Pour noyer et faire taire son esprit tourmenté, l'anti-héros a recourt à des méthodes telles que le sexe et la drogue… ce qui donne raison à sa peur du pêché, bien évidemment. Cette auto-destruction, les autres ne font que la retarder. Ils sont capables de protéger physiquement le narrateur, mais jamais d'influer sur ses dispositions mentales. Ainsi ne font-ils que prolonger son supplice, dont la fin reste en suspension, peut-être par pudeur, ou peut-être pour laisser espérer un jugement favorable, un rachat des pêchés. Hercule sera-t-il sauvé de son bûcher ? le Christ ressuscitera-t-il ?

En tout cas, dans la réalité, Dazaï se suicidera sans ambiguïté, après nombre de tentatives avortées qui lui auront au moins laissé le temps d'écrire (et de s'épanouir ?) davantage que son triste personnage, ce qui confirme la nature auto-caricaturale de cette autofiction. Là réside cependant la seule distinction claire entre la vie de l'auteur et celle de son personnage.

Le titre du roman résume sans fioritures cette spirale irrésistible, à l'image du style de l'auteur.
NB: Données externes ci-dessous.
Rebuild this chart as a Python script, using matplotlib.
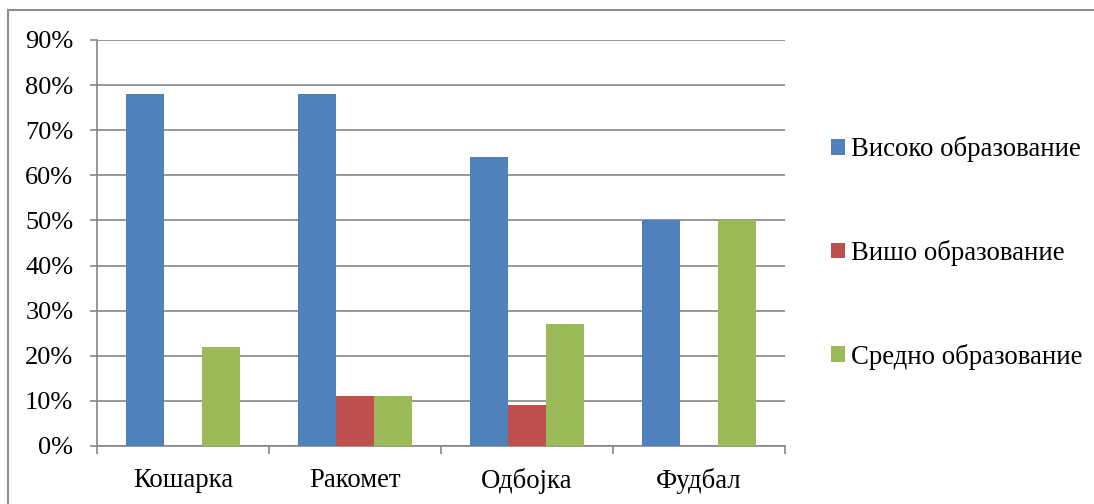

Simple, sobre, pas un adjectif de trop. Cela n'alourdit pas le caractère pathétique du récit, mais ne le rend pas plus agréable à lire non plus, dans ses passages les plus démoralisants. Cependant, le côté caricatural sous-jacent permet à Dazaï de s'autoriser quelques fantaisies pour mieux dépeindre la peur du narrateur, qui voit souvent les autres comme des monstres, des spectres ou des esprits incompréhensibles. A ceux qui apprécient cette facette de Dazaï (très légèrement esquissée ici), je ne peux d'ailleurs que recommander les recueils où Dazaï réécrit les récits merveilleux du folklore asiatique, avec la même sobriété désabusée mais pas cynique, de celui qui ne connaît « ni le bonheur ni le malheur ».